> _THE TASK_: The data below should be printed in full, exactly, and without any of its images.

##### DATA SECTION

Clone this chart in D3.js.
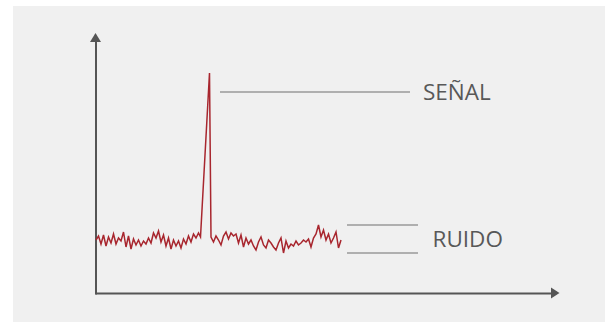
<!DOCTYPE html>
<html>
<head>
<meta charset="utf-8">
<script src="https://cdn.jsdelivr.net/npm/d3@7"></script>
<style>
  html, body { margin: 0; padding: 0; background: #ffffff; }
  svg { display: block; }
</style>
</head>
<body>
<svg id="chart" width="605" height="322"></svg>
<script>
// ---- data ----
const sampleStep = 2.5;
const noiseBeforeStart = 0;
const noiseBefore = [53, 57, 49, 58, 47, 56, 50, 59, 49, 55, 52, 61, 46, 57, 44, 54, 48, 53, 47, 52,
                     49, 55, 50, 60, 55, 62, 51, 58, 47, 55, 44, 53, 47, 52, 45, 54, 49, 57, 51, 59,
                     55, 60];
const spikeTimes = [104.5, 113.5];
const spikeValues = [56, 220];
const noiseAfterStart = 115;
const noiseAfter = [56, 51, 57, 53, 48, 57, 61, 54, 60, 57, 59, 50, 58, 46, 55, 49, 53, 47, 43, 51,
                    56, 48, 45, 53, 50, 46, 43, 50, 55, 40, 52, 45, 49, 47, 52, 48, 50, 53, 51, 54,
                    46, 55, 59, 68, 56, 63, 53, 59, 50, 55, 61, 45, 53];
const labels = ["SEÑAL", "RUIDO"];
const signalLineLevel = 201;
const signalLineSpan = [124, 314];
const noiseLineSpan = [251, 322];
const labelTimes = [327, 336.5];

// ---- build series ----
const series = [];
noiseBefore.forEach((v, i) => series.push({ t: noiseBeforeStart + i * sampleStep, v }));
spikeTimes.forEach((t, i) => series.push({ t, v: spikeValues[i] }));
noiseAfter.forEach((v, i) => series.push({ t: noiseAfterStart + i * sampleStep, v }));

const svg = d3.select("#chart");
svg.append("rect").attr("x", 13).attr("y", 6).attr("width", 592).attr("height", 316).attr("fill", "#f0f0f0");

const x = d3.scaleLinear().domain([0, 455]).range([96, 551]);
const y = d3.scaleLinear().domain([0, 251]).range([293, 42]);

const axisColor = "#555555";

// axes
const gx = svg.append("g").attr("transform", `translate(0,${y(0)})`)
  .call(d3.axisBottom(x).tickValues([]).tickSizeOuter(0));
const gy = svg.append("g").attr("transform", `translate(${x(0) - 0.5},0)`)
  .call(d3.axisLeft(y).tickValues([]).tickSizeOuter(0));
[gx, gy].forEach(g => g.select(".domain")
  .attr("stroke", axisColor).attr("stroke-width", 2).attr("stroke-linecap", "square"));

// arrowheads
const xEnd = x.range()[1], yEnd = y.range()[1];
svg.append("path")
  .attr("d", `M${xEnd},${y(0) - 5.5}L${xEnd + 8.5},${y(0)}L${xEnd},${y(0) + 5.5}Z`)
  .attr("fill", axisColor);
const ax = x(0) - 0.5;
svg.append("path")
  .attr("d", `M${ax - 5.5},${yEnd}L${ax},${yEnd - 9}L${ax + 5.5},${yEnd}Z`)
  .attr("fill", axisColor);

// signal line
const line = d3.line().x(d => x(d.t)).y(d => y(d.v));
svg.append("path").datum(series)
  .attr("d", line)
  .attr("fill", "none")
  .attr("stroke", "#a8262e")
  .attr("stroke-width", 1.5)
  .attr("stroke-linejoin", "miter");

// annotation lines
const annColor = "#9a9a9a";
svg.append("line")
  .attr("x1", x(signalLineSpan[0])).attr("x2", x(signalLineSpan[1]))
  .attr("y1", y(signalLineLevel)).attr("y2", y(signalLineLevel))
  .attr("stroke", annColor).attr("stroke-width", 1.3);
const allNoise = noiseBefore.concat(noiseAfter);
[d3.max(allNoise), d3.min(allNoise)].forEach(lv => {
  svg.append("line")
    .attr("x1", x(noiseLineSpan[0])).attr("x2", x(noiseLineSpan[1]))
    .attr("y1", y(lv)).attr("y2", y(lv))
    .attr("stroke", annColor).attr("stroke-width", 1.3);
});

// labels
svg.append("text").text(labels[0])
  .attr("x", x(labelTimes[0])).attr("y", y(signalLineLevel) + 7.5)
  .attr("font-family", "'Open Sans', sans-serif").attr("font-size", 22.5)
  .attr("fill", "#585858");
svg.append("text").text(labels[1])
  .attr("x", x(labelTimes[1])).attr("y", y((d3.max(allNoise) + d3.min(allNoise)) / 2) + 8)
  .attr("font-family", "'Open Sans', sans-serif").attr("font-size", 22.5)
  .attr("fill", "#585858");
</script>
</body>
</html>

##########

> _OUTPUT FOR THIS TASK_:
Clone this chart in D3.js.
<!DOCTYPE html>
<html>
<head>
<meta charset="utf-8">
<script src="https://cdn.jsdelivr.net/npm/d3@7"></script>
<style>
  html, body { margin: 0; padding: 0; background: #ffffff; }
  svg { display: block; }
</style>
</head>
<body>
<svg id="chart" width="605" height="322"></svg>
<script>
// ---- data ----
const sampleStep = 2.5;
const noiseBeforeStart = 0;
const noiseBefore = [53, 57, 49, 58, 47, 56, 50, 59, 49, 55, 52, 61, 46, 57, 44, 54, 48, 53, 47, 52,
                     49, 55, 50, 60, 55, 62, 51, 58, 47, 55, 44, 53, 47, 52, 45, 54, 49, 57, 51, 59,
                     55, 60];
const spikeTimes = [104.5, 113.5];
const spikeValues = [56, 220];
const noiseAfterStart = 115;
const noiseAfter = [56, 51, 57, 53, 48, 57, 61, 54, 60, 57, 59, 50, 58, 46, 55, 49, 53, 47, 43, 51,
                    56, 48, 45, 53, 50, 46, 43, 50, 55, 40, 52, 45, 49, 47, 52, 48, 50, 53, 51, 54,
                    46, 55, 59, 68, 56, 63, 53, 59, 50, 55, 61, 45, 53];
const labels = ["SEÑAL", "RUIDO"];
const signalLineLevel = 201;
const signalLineSpan = [124, 314];
const noiseLineSpan = [251, 322];
const labelTimes = [327, 336.5];

// ---- build series ----
const series = [];
noiseBefore.forEach((v, i) => series.push({ t: noiseBeforeStart + i * sampleStep, v }));
spikeTimes.forEach((t, i) => series.push({ t, v: spikeValues[i] }));
noiseAfter.forEach((v, i) => series.push({ t: noiseAfterStart + i * sampleStep, v }));

const svg = d3.select("#chart");
svg.append("rect").attr("x", 13).attr("y", 6).attr("width", 592).attr("height", 316).attr("fill", "#f0f0f0");

const x = d3.scaleLinear().domain([0, 455]).range([96, 551]);
const y = d3.scaleLinear().domain([0, 251]).range([293, 42]);

const axisColor = "#555555";

// axes
const gx = svg.append("g").attr("transform", `translate(0,${y(0)})`)
  .call(d3.axisBottom(x).tickValues([]).tickSizeOuter(0));
const gy = svg.append("g").attr("transform", `translate(${x(0) - 0.5},0)`)
  .call(d3.axisLeft(y).tickValues([]).tickSizeOuter(0));
[gx, gy].forEach(g => g.select(".domain")
  .attr("stroke", axisColor).attr("stroke-width", 2).attr("stroke-linecap", "square"));

// arrowheads
const xEnd = x.range()[1], yEnd = y.range()[1];
svg.append("path")
  .attr("d", `M${xEnd},${y(0) - 5.5}L${xEnd + 8.5},${y(0)}L${xEnd},${y(0) + 5.5}Z`)
  .attr("fill", axisColor);
const ax = x(0) - 0.5;
svg.append("path")
  .attr("d", `M${ax - 5.5},${yEnd}L${ax},${yEnd - 9}L${ax + 5.5},${yEnd}Z`)
  .attr("fill", axisColor);

// signal line
const line = d3.line().x(d => x(d.t)).y(d => y(d.v));
svg.append("path").datum(series)
  .attr("d", line)
  .attr("fill", "none")
  .attr("stroke", "#a8262e")
  .attr("stroke-width", 1.5)
  .attr("stroke-linejoin", "miter");

// annotation lines
const annColor = "#9a9a9a";
svg.append("line")
  .attr("x1", x(signalLineSpan[0])).attr("x2", x(signalLineSpan[1]))
  .attr("y1", y(signalLineLevel)).attr("y2", y(signalLineLevel))
  .attr("stroke", annColor).attr("stroke-width", 1.3);
const allNoise = noiseBefore.concat(noiseAfter);
[d3.max(allNoise), d3.min(allNoise)].forEach(lv => {
  svg.append("line")
    .attr("x1", x(noiseLineSpan[0])).attr("x2", x(noiseLineSpan[1]))
    .attr("y1", y(lv)).attr("y2", y(lv))
    .attr("stroke", annColor).attr("stroke-width", 1.3);
});

// labels
svg.append("text").text(labels[0])
  .attr("x", x(labelTimes[0])).attr("y", y(signalLineLevel) + 7.5)
  .attr("font-family", "'Open Sans', sans-serif").attr("font-size", 22.5)
  .attr("fill", "#585858");
svg.append("text").text(labels[1])
  .attr("x", x(labelTimes[1])).attr("y", y((d3.max(allNoise) + d3.min(allNoise)) / 2) + 8)
  .attr("font-family", "'Open Sans', sans-serif").attr("font-size", 22.5)
  .attr("fill", "#585858");
</script>
</body>
</html>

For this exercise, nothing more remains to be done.